§ **Given material**:

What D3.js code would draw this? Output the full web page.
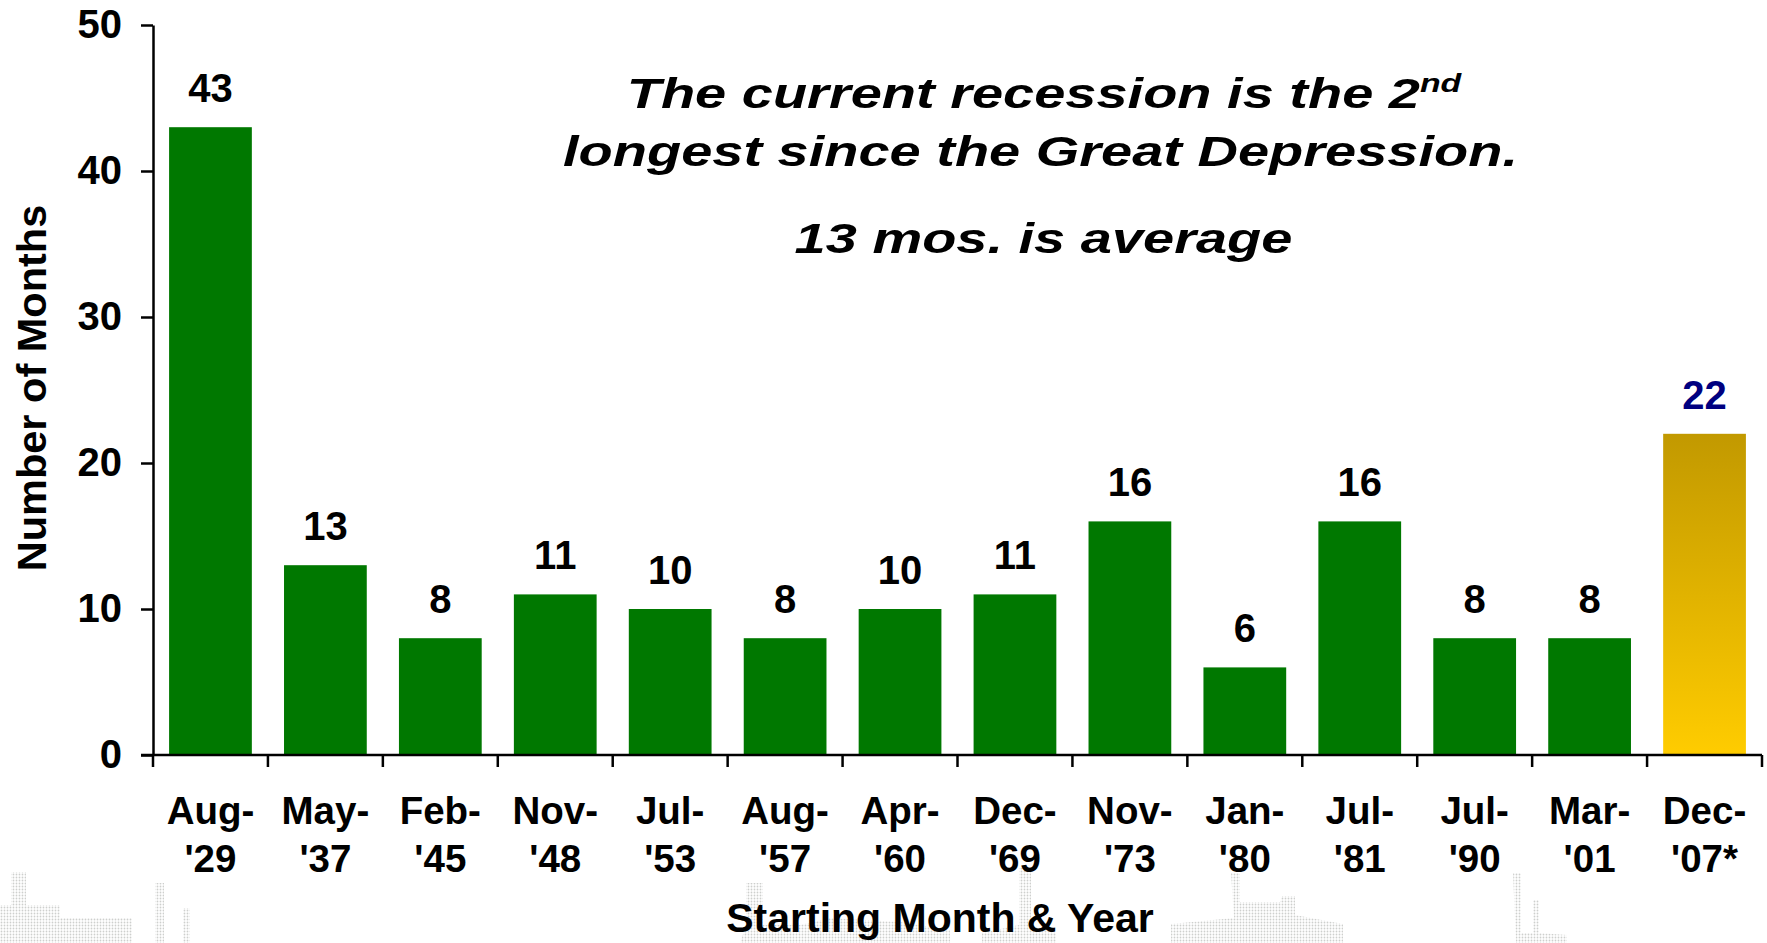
<!DOCTYPE html>
<html>
<head>
<meta charset="utf-8">
<script src="https://cdn.jsdelivr.net/npm/d3@7/dist/d3.min.js"></script>
<style>
  html, body { margin: 0; padding: 0; background: #ffffff; }
  svg { display: block; }
  text { font-family: "Liberation Sans", Arial, sans-serif; }
</style>
</head>
<body>
<svg id="chart" width="1767" height="943"></svg>
<script>
// Recession start dates (month / two-digit year) and their length in months
const startMonths = ["Aug-", "May-", "Feb-", "Nov-", "Jul-", "Aug-", "Apr-", "Dec-", "Nov-", "Jan-", "Jul-", "Jul-", "Mar-", "Dec-"];
const startYears  = ["'29", "'37", "'45", "'48", "'53", "'57", "'60", "'69", "'73", "'80", "'81", "'90", "'01", "'07*"];
const durations   = [43, 13, 8, 11, 10, 8, 10, 11, 16, 6, 16, 8, 8, 22];
const yTicks      = [0, 10, 20, 30, 40, 50];
const currentIndex = 13;   // the ongoing recession, highlighted in gold

const noteLines = [
  { text: "The current recession is the 2", sup: "nd" },
  { text: "longest since the Great Depression." },
  { text: "13 mos. is average" }
];

const svg = d3.select("#chart");
const ids = startMonths.map((m, i) => m + startYears[i]);

const plot = { left: 153, right: 1762, top: 25, bottom: 755 };

const x = d3.scaleBand()
  .domain(ids)
  .range([plot.left, plot.right])
  .paddingInner(0.28)
  .paddingOuter(0.14);

const y = d3.scaleLinear()
  .domain([0, 50])
  .range([plot.bottom, plot.top]);

const defs = svg.append("defs");

// gold gradient for the current recession bar
const grad = defs.append("linearGradient")
  .attr("id", "goldFill")
  .attr("x1", 0).attr("y1", 0).attr("x2", 0).attr("y2", 1);
grad.append("stop").attr("offset", "0%").attr("stop-color", "#c29900");
grad.append("stop").attr("offset", "100%").attr("stop-color", "#ffcc00");

// halftone dot texture for the faded background scenery
const dots = defs.append("pattern")
  .attr("id", "halftone")
  .attr("width", 3).attr("height", 3)
  .attr("patternUnits", "userSpaceOnUse");
dots.append("circle").attr("cx", 1.5).attr("cy", 1.5).attr("r", 0.9).attr("fill", "#8c8f8a");

defs.append("filter")
  .attr("id", "soften")
  .append("feGaussianBlur")
  .attr("stdDeviation", 0.6);

// faded industrial skyline along the bottom edge
const scenery = [
  "M0,920 L0,905 L11,905 L11,872 L26,872 L26,905 L60,905 L60,918 L132,918 L132,943 L0,943 Z",
  "M155,883 L164,883 L164,943 L155,943 Z",
  "M183,908 L190,908 L190,943 L183,943 Z",
  "M746,883 L763,883 L763,925 L800,925 L830,918 L900,922 L950,930 L950,943 L740,943 L746,925 Z",
  "M1019,868 L1031,868 L1031,925 L1056,933 L1056,943 L982,943 L982,933 L1019,925 Z",
  "M1231,873 L1240,873 L1240,902 L1280,902 L1282,896 L1295,896 L1295,915 L1343,924 L1343,943 L1171,943 L1171,924 L1234,918 Z",
  "M1513,873 L1521,873 L1521,933 L1533,933 L1533,900 L1539,900 L1539,933 L1567,935 L1567,943 L1516,943 Z"
];
svg.append("g")
  .attr("opacity", 0.42)
  .attr("filter", "url(#soften)")
  .selectAll("path")
  .data(scenery)
  .join("path")
  .attr("d", d => d)
  .attr("fill", "url(#halftone)");

// bars
svg.append("g")
  .selectAll("rect")
  .data(durations)
  .join("rect")
  .attr("x", (d, i) => x(ids[i]))
  .attr("y", d => y(d))
  .attr("width", x.bandwidth())
  .attr("height", d => y(0) - y(d))
  .attr("fill", (d, i) => i === currentIndex ? "url(#goldFill)" : "#007800");

// value labels
svg.append("g")
  .selectAll("text")
  .data(durations)
  .join("text")
  .attr("x", (d, i) => x(ids[i]) + x.bandwidth() / 2)
  .attr("y", d => y(d) - 25)
  .attr("text-anchor", "middle")
  .attr("font-size", 40)
  .attr("font-weight", "bold")
  .attr("fill", (d, i) => i === currentIndex ? "#000080" : "#000000")
  .text(d => d);

// y axis
const yAxis = svg.append("g")
  .attr("transform", `translate(${plot.left},0)`)
  .call(d3.axisLeft(y).tickValues(yTicks).tickSize(12).tickSizeOuter(0).tickPadding(19));
yAxis.select(".domain").attr("stroke", "#000").attr("stroke-width", 2.5);
yAxis.selectAll(".tick line").attr("stroke", "#000").attr("stroke-width", 2.5);
yAxis.selectAll(".tick text")
  .attr("font-family", "Liberation Sans, Arial, sans-serif")
  .attr("font-size", 40)
  .attr("font-weight", "bold")
  .attr("fill", "#000");

// x axis baseline with ticks at category boundaries
const xAxis = svg.append("g");
xAxis.append("line")
  .attr("x1", plot.left - 12).attr("x2", plot.right)
  .attr("y1", y(0)).attr("y2", y(0))
  .attr("stroke", "#000").attr("stroke-width", 2.5);
xAxis.selectAll("line.tick")
  .data(d3.range(ids.length + 1))
  .join("line")
  .attr("class", "tick")
  .attr("x1", i => plot.left + i * x.step())
  .attr("x2", i => plot.left + i * x.step())
  .attr("y1", y(0)).attr("y2", y(0) + 12)
  .attr("stroke", "#000").attr("stroke-width", 2.5);

// two-line category labels
const catLabels = xAxis.selectAll("text.cat")
  .data(ids)
  .join("text")
  .attr("class", "cat")
  .attr("text-anchor", "middle")
  .attr("font-size", 38.5)
  .attr("font-weight", "bold")
  .attr("fill", "#000");
catLabels.append("tspan")
  .attr("x", d => x(d) + x.bandwidth() / 2)
  .attr("y", 824)
  .text((d, i) => startMonths[i]);
catLabels.append("tspan")
  .attr("x", d => x(d) + x.bandwidth() / 2)
  .attr("y", 872)
  .text((d, i) => startYears[i]);

// axis titles
svg.append("text")
  .attr("transform", "translate(46,388) rotate(-90)")
  .attr("text-anchor", "middle")
  .attr("font-size", 41.5)
  .attr("font-weight", "bold")
  .text("Number of Months");

svg.append("text")
  .attr("x", 940)
  .attr("y", 932)
  .attr("text-anchor", "middle")
  .attr("font-size", 41)
  .attr("font-weight", "bold")
  .text("Starting Month & Year");

// annotation, set in a horizontally widened bold italic face
const noteCenters = [1044, 1040.5, 1043.5];
const noteBaselines = [108, 166, 253];
const note = svg.append("g");
const noteTexts = note.selectAll("text")
  .data(noteLines)
  .join("text")
  .attr("text-anchor", "middle")
  .attr("font-size", 43)
  .attr("font-weight", "bold")
  .attr("font-style", "italic")
  .attr("fill", "#000");
noteTexts.append("tspan").text(d => d.text);
noteTexts.filter(d => d.sup)
  .append("tspan")
  .attr("font-size", 26)
  .attr("dy", -16)
  .text(d => d.sup);

const widest = noteTexts.nodes()[1].getBBox().width;
const stretch = 955 / widest;
noteTexts.attr("transform", (d, i) =>
  `translate(${noteCenters[i]},${noteBaselines[i]}) scale(${stretch},1)`);
</script>
</body>
</html>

§ **Directions for this task**:
Transcribe the listing above verbatim. Omit the pictures.

§ **Written solution**:
What D3.js code would draw this? Output the full web page.
<!DOCTYPE html>
<html>
<head>
<meta charset="utf-8">
<script src="https://cdn.jsdelivr.net/npm/d3@7/dist/d3.min.js"></script>
<style>
  html, body { margin: 0; padding: 0; background: #ffffff; }
  svg { display: block; }
  text { font-family: "Liberation Sans", Arial, sans-serif; }
</style>
</head>
<body>
<svg id="chart" width="1767" height="943"></svg>
<script>
// Recession start dates (month / two-digit year) and their length in months
const startMonths = ["Aug-", "May-", "Feb-", "Nov-", "Jul-", "Aug-", "Apr-", "Dec-", "Nov-", "Jan-", "Jul-", "Jul-", "Mar-", "Dec-"];
const startYears  = ["'29", "'37", "'45", "'48", "'53", "'57", "'60", "'69", "'73", "'80", "'81", "'90", "'01", "'07*"];
const durations   = [43, 13, 8, 11, 10, 8, 10, 11, 16, 6, 16, 8, 8, 22];
const yTicks      = [0, 10, 20, 30, 40, 50];
const currentIndex = 13;   // the ongoing recession, highlighted in gold

const noteLines = [
  { text: "The current recession is the 2", sup: "nd" },
  { text: "longest since the Great Depression." },
  { text: "13 mos. is average" }
];

const svg = d3.select("#chart");
const ids = startMonths.map((m, i) => m + startYears[i]);

const plot = { left: 153, right: 1762, top: 25, bottom: 755 };

const x = d3.scaleBand()
  .domain(ids)
  .range([plot.left, plot.right])
  .paddingInner(0.28)
  .paddingOuter(0.14);

const y = d3.scaleLinear()
  .domain([0, 50])
  .range([plot.bottom, plot.top]);

const defs = svg.append("defs");

// gold gradient for the current recession bar
const grad = defs.append("linearGradient")
  .attr("id", "goldFill")
  .attr("x1", 0).attr("y1", 0).attr("x2", 0).attr("y2", 1);
grad.append("stop").attr("offset", "0%").attr("stop-color", "#c29900");
grad.append("stop").attr("offset", "100%").attr("stop-color", "#ffcc00");

// halftone dot texture for the faded background scenery
const dots = defs.append("pattern")
  .attr("id", "halftone")
  .attr("width", 3).attr("height", 3)
  .attr("patternUnits", "userSpaceOnUse");
dots.append("circle").attr("cx", 1.5).attr("cy", 1.5).attr("r", 0.9).attr("fill", "#8c8f8a");

defs.append("filter")
  .attr("id", "soften")
  .append("feGaussianBlur")
  .attr("stdDeviation", 0.6);

// faded industrial skyline along the bottom edge
const scenery = [
  "M0,920 L0,905 L11,905 L11,872 L26,872 L26,905 L60,905 L60,918 L132,918 L132,943 L0,943 Z",
  "M155,883 L164,883 L164,943 L155,943 Z",
  "M183,908 L190,908 L190,943 L183,943 Z",
  "M746,883 L763,883 L763,925 L800,925 L830,918 L900,922 L950,930 L950,943 L740,943 L746,925 Z",
  "M1019,868 L1031,868 L1031,925 L1056,933 L1056,943 L982,943 L982,933 L1019,925 Z",
  "M1231,873 L1240,873 L1240,902 L1280,902 L1282,896 L1295,896 L1295,915 L1343,924 L1343,943 L1171,943 L1171,924 L1234,918 Z",
  "M1513,873 L1521,873 L1521,933 L1533,933 L1533,900 L1539,900 L1539,933 L1567,935 L1567,943 L1516,943 Z"
];
svg.append("g")
  .attr("opacity", 0.42)
  .attr("filter", "url(#soften)")
  .selectAll("path")
  .data(scenery)
  .join("path")
  .attr("d", d => d)
  .attr("fill", "url(#halftone)");

// bars
svg.append("g")
  .selectAll("rect")
  .data(durations)
  .join("rect")
  .attr("x", (d, i) => x(ids[i]))
  .attr("y", d => y(d))
  .attr("width", x.bandwidth())
  .attr("height", d => y(0) - y(d))
  .attr("fill", (d, i) => i === currentIndex ? "url(#goldFill)" : "#007800");

// value labels
svg.append("g")
  .selectAll("text")
  .data(durations)
  .join("text")
  .attr("x", (d, i) => x(ids[i]) + x.bandwidth() / 2)
  .attr("y", d => y(d) - 25)
  .attr("text-anchor", "middle")
  .attr("font-size", 40)
  .attr("font-weight", "bold")
  .attr("fill", (d, i) => i === currentIndex ? "#000080" : "#000000")
  .text(d => d);

// y axis
const yAxis = svg.append("g")
  .attr("transform", `translate(${plot.left},0)`)
  .call(d3.axisLeft(y).tickValues(yTicks).tickSize(12).tickSizeOuter(0).tickPadding(19));
yAxis.select(".domain").attr("stroke", "#000").attr("stroke-width", 2.5);
yAxis.selectAll(".tick line").attr("stroke", "#000").attr("stroke-width", 2.5);
yAxis.selectAll(".tick text")
  .attr("font-family", "Liberation Sans, Arial, sans-serif")
  .attr("font-size", 40)
  .attr("font-weight", "bold")
  .attr("fill", "#000");

// x axis baseline with ticks at category boundaries
const xAxis = svg.append("g");
xAxis.append("line")
  .attr("x1", plot.left - 12).attr("x2", plot.right)
  .attr("y1", y(0)).attr("y2", y(0))
  .attr("stroke", "#000").attr("stroke-width", 2.5);
xAxis.selectAll("line.tick")
  .data(d3.range(ids.length + 1))
  .join("line")
  .attr("class", "tick")
  .attr("x1", i => plot.left + i * x.step())
  .attr("x2", i => plot.left + i * x.step())
  .attr("y1", y(0)).attr("y2", y(0) + 12)
  .attr("stroke", "#000").attr("stroke-width", 2.5);

// two-line category labels
const catLabels = xAxis.selectAll("text.cat")
  .data(ids)
  .join("text")
  .attr("class", "cat")
  .attr("text-anchor", "middle")
  .attr("font-size", 38.5)
  .attr("font-weight", "bold")
  .attr("fill", "#000");
catLabels.append("tspan")
  .attr("x", d => x(d) + x.bandwidth() / 2)
  .attr("y", 824)
  .text((d, i) => startMonths[i]);
catLabels.append("tspan")
  .attr("x", d => x(d) + x.bandwidth() / 2)
  .attr("y", 872)
  .text((d, i) => startYears[i]);

// axis titles
svg.append("text")
  .attr("transform", "translate(46,388) rotate(-90)")
  .attr("text-anchor", "middle")
  .attr("font-size", 41.5)
  .attr("font-weight", "bold")
  .text("Number of Months");

svg.append("text")
  .attr("x", 940)
  .attr("y", 932)
  .attr("text-anchor", "middle")
  .attr("font-size", 41)
  .attr("font-weight", "bold")
  .text("Starting Month & Year");

// annotation, set in a horizontally widened bold italic face
const noteCenters = [1044, 1040.5, 1043.5];
const noteBaselines = [108, 166, 253];
const note = svg.append("g");
const noteTexts = note.selectAll("text")
  .data(noteLines)
  .join("text")
  .attr("text-anchor", "middle")
  .attr("font-size", 43)
  .attr("font-weight", "bold")
  .attr("font-style", "italic")
  .attr("fill", "#000");
noteTexts.append("tspan").text(d => d.text);
noteTexts.filter(d => d.sup)
  .append("tspan")
  .attr("font-size", 26)
  .attr("dy", -16)
  .text(d => d.sup);

const widest = noteTexts.nodes()[1].getBBox().width;
const stretch = 955 / widest;
noteTexts.attr("transform", (d, i) =>
  `translate(${noteCenters[i]},${noteBaselines[i]}) scale(${stretch},1)`);
</script>
</body>
</html>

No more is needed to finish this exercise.